Cheese is one of the most varied and subtle foods in the world. In taste cheese can be bland, buttery, innocuous, rich, creamy, pungent, sharp, salty or lightly delicate. In texture it can be hard enough to chip off in flakes, so soft and runny that it needs to be eaten with a spoon or at any one of a dozen points of softness and firmness between these two extremes. In aroma, cheese can be rank and overpowering enough to turn the stomach of the strongest man (and still be eaten with relish by devotees), delicately aromatic or virtually unnoticeable. Cheese can serve as the perfect companion for wines, a superbly satisfying finale to a gourmet meal or simply as a basic nourishing foodstuff for family snacks.

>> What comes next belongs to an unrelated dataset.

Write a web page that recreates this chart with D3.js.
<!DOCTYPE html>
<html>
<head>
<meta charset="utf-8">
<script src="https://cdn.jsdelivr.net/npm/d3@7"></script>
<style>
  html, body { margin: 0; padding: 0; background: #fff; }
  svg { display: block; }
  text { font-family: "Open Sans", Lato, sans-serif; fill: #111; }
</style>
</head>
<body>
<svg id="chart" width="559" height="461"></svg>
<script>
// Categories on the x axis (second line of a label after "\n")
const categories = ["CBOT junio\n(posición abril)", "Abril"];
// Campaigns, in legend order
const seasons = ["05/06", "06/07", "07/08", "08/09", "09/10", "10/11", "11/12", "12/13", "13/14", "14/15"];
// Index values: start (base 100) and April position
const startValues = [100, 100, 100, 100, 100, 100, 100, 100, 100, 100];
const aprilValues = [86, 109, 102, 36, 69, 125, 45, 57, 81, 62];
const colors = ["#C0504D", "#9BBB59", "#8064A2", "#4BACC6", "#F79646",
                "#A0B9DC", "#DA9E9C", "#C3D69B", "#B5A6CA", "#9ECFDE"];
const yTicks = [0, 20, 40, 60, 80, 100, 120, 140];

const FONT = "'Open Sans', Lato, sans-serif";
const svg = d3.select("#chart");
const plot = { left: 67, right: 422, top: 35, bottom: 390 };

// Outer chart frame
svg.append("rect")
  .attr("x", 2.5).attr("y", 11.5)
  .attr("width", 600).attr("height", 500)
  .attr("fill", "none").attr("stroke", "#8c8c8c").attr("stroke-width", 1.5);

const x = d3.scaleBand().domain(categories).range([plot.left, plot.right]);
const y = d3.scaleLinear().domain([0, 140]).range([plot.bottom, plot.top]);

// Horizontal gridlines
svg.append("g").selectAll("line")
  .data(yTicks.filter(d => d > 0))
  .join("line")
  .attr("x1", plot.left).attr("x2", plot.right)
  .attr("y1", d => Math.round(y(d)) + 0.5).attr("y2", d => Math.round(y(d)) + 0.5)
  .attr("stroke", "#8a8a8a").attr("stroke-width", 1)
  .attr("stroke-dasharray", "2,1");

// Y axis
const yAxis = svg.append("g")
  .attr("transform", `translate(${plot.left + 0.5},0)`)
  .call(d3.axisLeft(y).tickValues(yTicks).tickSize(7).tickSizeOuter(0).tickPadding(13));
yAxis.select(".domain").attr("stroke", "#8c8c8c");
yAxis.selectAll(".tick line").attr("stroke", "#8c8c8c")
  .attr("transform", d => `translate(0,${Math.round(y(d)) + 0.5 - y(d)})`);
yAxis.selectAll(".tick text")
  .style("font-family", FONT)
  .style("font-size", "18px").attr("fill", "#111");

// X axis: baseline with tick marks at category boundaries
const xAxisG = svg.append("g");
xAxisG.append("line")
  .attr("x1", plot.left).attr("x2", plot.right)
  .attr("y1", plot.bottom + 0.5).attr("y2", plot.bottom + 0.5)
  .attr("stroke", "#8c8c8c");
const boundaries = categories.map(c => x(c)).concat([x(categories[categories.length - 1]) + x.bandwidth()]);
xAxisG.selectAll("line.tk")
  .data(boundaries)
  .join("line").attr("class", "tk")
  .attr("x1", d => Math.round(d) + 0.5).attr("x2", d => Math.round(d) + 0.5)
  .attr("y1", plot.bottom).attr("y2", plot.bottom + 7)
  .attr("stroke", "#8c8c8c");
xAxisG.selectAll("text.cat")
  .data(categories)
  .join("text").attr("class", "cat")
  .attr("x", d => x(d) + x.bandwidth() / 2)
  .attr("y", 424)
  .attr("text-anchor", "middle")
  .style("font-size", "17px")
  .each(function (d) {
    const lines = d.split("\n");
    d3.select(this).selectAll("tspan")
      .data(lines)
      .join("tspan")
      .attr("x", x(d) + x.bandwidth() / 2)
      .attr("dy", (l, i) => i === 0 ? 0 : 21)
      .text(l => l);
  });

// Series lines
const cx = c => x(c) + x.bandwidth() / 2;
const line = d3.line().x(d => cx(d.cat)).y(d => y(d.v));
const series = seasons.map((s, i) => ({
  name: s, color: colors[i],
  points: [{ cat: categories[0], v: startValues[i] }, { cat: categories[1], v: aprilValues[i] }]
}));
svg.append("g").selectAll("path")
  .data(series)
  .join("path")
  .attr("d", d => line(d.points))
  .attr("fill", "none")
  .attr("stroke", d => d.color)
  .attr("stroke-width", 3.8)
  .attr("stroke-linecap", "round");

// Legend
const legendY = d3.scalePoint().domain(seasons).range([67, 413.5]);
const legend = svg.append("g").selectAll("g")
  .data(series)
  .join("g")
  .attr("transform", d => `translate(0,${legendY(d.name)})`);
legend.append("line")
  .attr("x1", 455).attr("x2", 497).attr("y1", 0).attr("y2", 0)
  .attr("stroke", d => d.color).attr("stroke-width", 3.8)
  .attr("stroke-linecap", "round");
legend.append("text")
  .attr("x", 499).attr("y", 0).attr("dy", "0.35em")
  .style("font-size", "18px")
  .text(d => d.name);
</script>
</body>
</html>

Archaeologists have discovered that as far back as 6000 BC cheese had been made from cow's and goat's milk and stored in tall jars. Egyptian tomb murals of 2000 BC show butter and cheese being made, and other murals which show milk being stored in skin bags suspended from poles demonstrate a knowledge of dairy husbandry at that time.

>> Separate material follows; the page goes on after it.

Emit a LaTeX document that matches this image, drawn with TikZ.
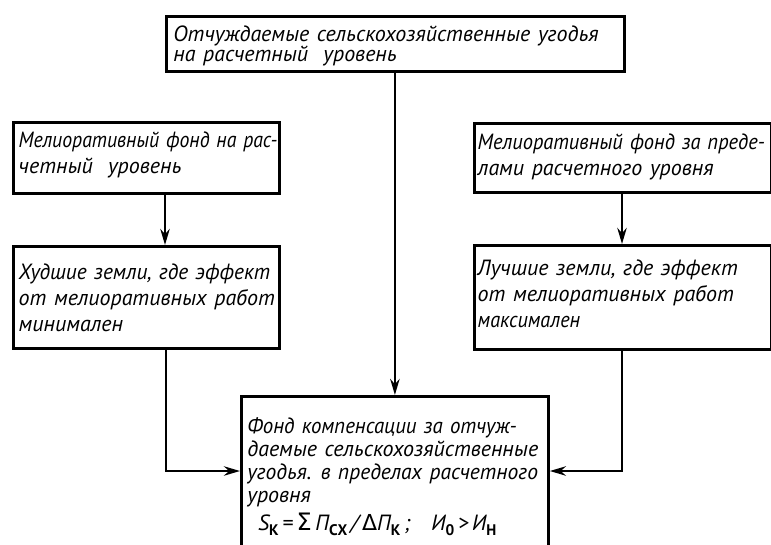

It is likely that nomadic tribes of Central Asia found animal skin bags a useful way to carry milk on animal backs when on the move. Fermentation of the milk sugars would cause the milk to curdle and the swaying motion would break up the curd to provide a refreshing whey drink. The curds would then be removed, drained and lightly salted to provide a tasty and nourishing high protein food, i.e. a welcome supplement to meat protein.

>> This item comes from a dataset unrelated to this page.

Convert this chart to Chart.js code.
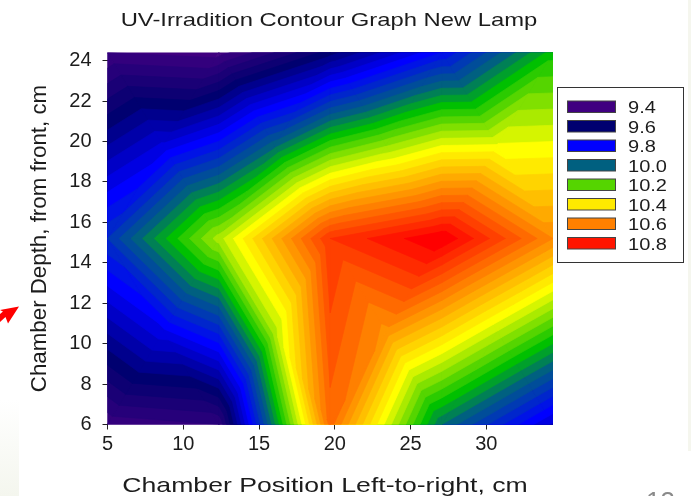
<!DOCTYPE html>
<html>
<head>
<meta charset="utf-8">
<style>
  body { margin: 0; background: #fff; overflow: hidden; }
</style>
<script src="https://cdn.jsdelivr.net/npm/chart.js@4"></script>
</head>
<body>
<canvas id="myChart" width="691" height="496"></canvas>
<script>
const xNodes = [5, 12.35, 19.7, 27.05, 34.4];
const yNodes = [6, 15.2, 24.4];
const row6 = [9.45, 9.48, 10.66, 10.04, 9.75];
const row15 = [9.92, 10.30, 10.76, 10.88, 10.60];
const row24 = [9.44, 9.42, 9.62, 9.84, 10.14];

const legendLevels = [9.4, 9.6, 9.8, 10.0, 10.2, 10.4, 10.6, 10.8];
const legendTexts = ['9.4', '9.6', '9.8', '10.0', '10.2', '10.4', '10.6', '10.8'];

// colour ramp, one band every 0.04
const rampLevels = [9.4, 9.6, 9.8, 10.0, 10.12, 10.36, 10.84];
const rampColors = [[64, 0, 128], [0, 0, 112], [0, 0, 255], [0, 96, 128], [0, 192, 0], [255, 255, 0], [255, 0, 0]];
const bandStep = 0.04;

function rampColor(v) {
  let i = 0;
  while (i < rampLevels.length - 2 && v > rampLevels[i + 1]) i++;
  let t = (v - rampLevels[i]) / (rampLevels[i + 1] - rampLevels[i]);
  t = Math.max(0, Math.min(1, t));
  const c = rampColors[i].map((a, k) => Math.round(a + (rampColors[i + 1][k] - a) * t));
  return 'rgb(' + c.join(',') + ')';
}

// keep the part of a triangle whose value is >= level
function clipAbove(tri, level) {
  const out = [];
  for (let i = 0; i < tri.length; i++) {
    const a = tri[i], b = tri[(i + 1) % tri.length];
    if (a.v >= level) out.push(a);
    if ((a.v >= level) !== (b.v >= level)) {
      const t = (level - a.v) / (b.v - a.v);
      out.push({ x: a.x + (b.x - a.x) * t, y: a.y + (b.y - a.y) * t, v: level });
    }
  }
  return out;
}

const contourPlugin = {
  id: 'contour',
  beforeDatasetsDraw(chart) {
    const ctx = chart.ctx, sx = chart.scales.x, sy = chart.scales.y, area = chart.chartArea;
    const rows = [row6, row15, row24];
    const tris = [];
    for (let j = 0; j < yNodes.length - 1; j++) {
      for (let i = 0; i < xNodes.length - 1; i++) {
        const p = (c, r) => ({ x: sx.getPixelForValue(xNodes[c]), y: sy.getPixelForValue(yNodes[r]), v: rows[r][c] });
        const a = p(i, j), b = p(i + 1, j), c = p(i + 1, j + 1), d = p(i, j + 1);
        // each cell is split in four around its centre
        const m = { x: (a.x + c.x) / 2, y: (a.y + c.y) / 2, v: (a.v + b.v + c.v + d.v) / 4 };
        tris.push([a, b, m], [b, c, m], [c, d, m], [d, a, m]);
      }
    }
    ctx.save();
    ctx.beginPath();
    ctx.rect(area.left, area.top, area.right - area.left, area.bottom - area.top);
    ctx.clip();
    ctx.lineWidth = 0.7;
    ctx.lineJoin = 'round';
    for (let n = 0; n < 42; n++) {
      const level = rampLevels[0] + n * bandStep;
      const col = rampColor(level);
      ctx.fillStyle = col;
      ctx.strokeStyle = col;
      tris.forEach(t => {
        const poly = n === 0 ? t : clipAbove(t, level);
        if (poly.length < 3) return;
        ctx.beginPath();
        poly.forEach((q, k) => k ? ctx.lineTo(q.x, q.y) : ctx.moveTo(q.x, q.y));
        ctx.closePath();
        ctx.fill();
        ctx.stroke();
      });
    }
    ctx.restore();
  }
};

// the slide image was stretched sideways, so text is drawn wider than tall
function wideText(ctx, text, x, y, size, stretch, angle) {
  ctx.save();
  ctx.translate(x, y);
  if (angle) ctx.rotate(angle);
  ctx.scale(stretch, 1);
  ctx.font = size + 'px "Liberation Sans", Arial, sans-serif';
  ctx.textBaseline = 'alphabetic';
  ctx.textAlign = 'center';
  ctx.fillText(text, 0, 0);
  ctx.restore();
}

const decorPlugin = {
  id: 'decor',
  afterDraw(chart) {
    const ctx = chart.ctx;
    ctx.save();
    ctx.fillStyle = '#1c1c1c';
    wideText(ctx, 'UV-Irradition Contour Graph New Lamp', 329, 25.5, 18.6, 1.28);
    wideText(ctx, 'Chamber Position Left-to-right, cm', 325, 491.5, 20.8, 1.28);
    wideText(ctx, 'Chamber Depth, from front, cm', 46, 238.5, 22.3, 1, -Math.PI / 2);

    // legend box
    ctx.strokeStyle = '#333';
    ctx.lineWidth = 1;
    ctx.strokeRect(557.5, 87.5, 126, 175);
    legendLevels.forEach((lev, i) => {
      const top = 101 + i * 19.5;
      ctx.fillStyle = rampColor(lev);
      ctx.fillRect(567.5, top, 48, 11.5);
      ctx.strokeStyle = '#444';
      ctx.strokeRect(567.5, top, 48, 11.5);
      ctx.fillStyle = '#1c1c1c';
      ctx.save();
      ctx.translate(628, top + 12);
      ctx.scale(1.2, 1);
      ctx.font = '16.7px "Liberation Sans", Arial, sans-serif';
      ctx.textAlign = 'left';
      ctx.textBaseline = 'alphabetic';
      ctx.fillText(legendTexts[i], 0, 0);
      ctx.restore();
    });

    // bits of the slide around the picture
    ctx.fillStyle = '#ff0000';
    ctx.beginPath();
    ctx.moveTo(19, 306.5);
    ctx.lineTo(8, 323.5);
    ctx.lineTo(5.5, 317);
    ctx.lineTo(0, 322);
    ctx.lineTo(0, 314);
    ctx.lineTo(3, 311.5);
    ctx.lineTo(0, 310);
    ctx.closePath();
    ctx.fill();

    const g = ctx.createLinearGradient(0, 400, 0, 496);
    g.addColorStop(0, '#ffffff');
    g.addColorStop(1, '#f4f6ee');
    ctx.fillStyle = g;
    ctx.fillRect(0, 400, 19, 96);
    ctx.fillStyle = '#f5f6ee';
    ctx.fillRect(688, 0, 3, 451);

    ctx.fillStyle = '#8a8a8a';
    ctx.font = '26px "Liberation Sans", Arial, sans-serif';
    ctx.textAlign = 'left';
    ctx.textBaseline = 'alphabetic';
    ctx.fillText('13', 646, 510);
    ctx.restore();
  }
};

const nodes = [];
[row6, row15, row24].forEach((r, j) => r.forEach((v, i) => nodes.push({ x: xNodes[i], y: yNodes[j], v: v })));

const tickFont = { family: '"Liberation Sans", Arial, sans-serif', size: 20 };
const tickGrid = { drawOnChartArea: false, drawTicks: true, tickLength: 5, color: '#222', lineWidth: 1 };

new Chart(document.getElementById('myChart').getContext('2d'), {
  type: 'scatter',
  data: { datasets: [{ label: 'UV irradiation', data: nodes, pointRadius: 0 }] },
  options: {
    responsive: false,
    animation: false,
    layout: { padding: { top: 52.5, right: 138, left: 0, bottom: 0 } },
    plugins: { legend: { display: false }, tooltip: { enabled: false } },
    scales: {
      x: {
        type: 'linear',
        min: 5,
        max: 34.4,
        grid: tickGrid,
        border: { display: false },
        ticks: { stepSize: 5, includeBounds: false, color: '#1c1c1c', font: tickFont, maxRotation: 0, padding: 3 },
        afterFit(s) { s.height = 71.5; }
      },
      y: {
        type: 'linear',
        min: 6,
        max: 24.4,
        grid: tickGrid,
        border: { display: false },
        ticks: { stepSize: 2, includeBounds: false, color: '#1c1c1c', font: tickFont, padding: 11 },
        afterFit(s) { s.width = 107.5; }
      }
    }
  },
  plugins: [contourPlugin, decorPlugin]
});
</script>
</body>
</html>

Cheesemaking, thus, gradually evolved from two main streams. The first was the liquid fermented milks such as yoghurt, koumiss and kefir. The second through allowing the milk to acidify to form curds and whey. Whey could then be drained either through perforated earthenware bowls or through woven reed baskets or similar material.
The Legend
Most authorities consider that cheese was first made in the Middle East. The earliest type was a form of sour milk which came into being when it was discovered that domesticated animals could be milked. A legendary story has it that cheese was 'discovered' by an unknown Arab nomad. He is said to have filled a saddlebag with milk to sustain him on a journey across the desert by horse. After several hours riding he stopped to quench his thirst, only to find that the milk had separated into a pale watery liquid and solid white lumps. Because the saddlebag, which was made from the stomach of a young animal, contained a coagulating enzyme known as rennin, the milk had been effectively separated into curds and whey by the combination of the rennin, the hot sun and the galloping motions of the horse. The nomad, unconcerned with technical details, found the whey drinkable and the curds edible.
From Biblical sources we learn that when David escaped across the River Jordan he was fed with 'cheese of kine' (cows) (2 Samuel 17:29), and it is said that he presented ten cheeses to the captain of the army drawn up to do battle with Saul (1 Samuel 17:18). Indeed, records show that there was at one time a location near Jerusalem called 'The Valley of the Cheesemakers'. Clearly, skills had been developed to preserve milk either as an acid-curd based cheese or as a range of lactic cheeses, and fermented milks such as today's unsweetened natural yoghurt.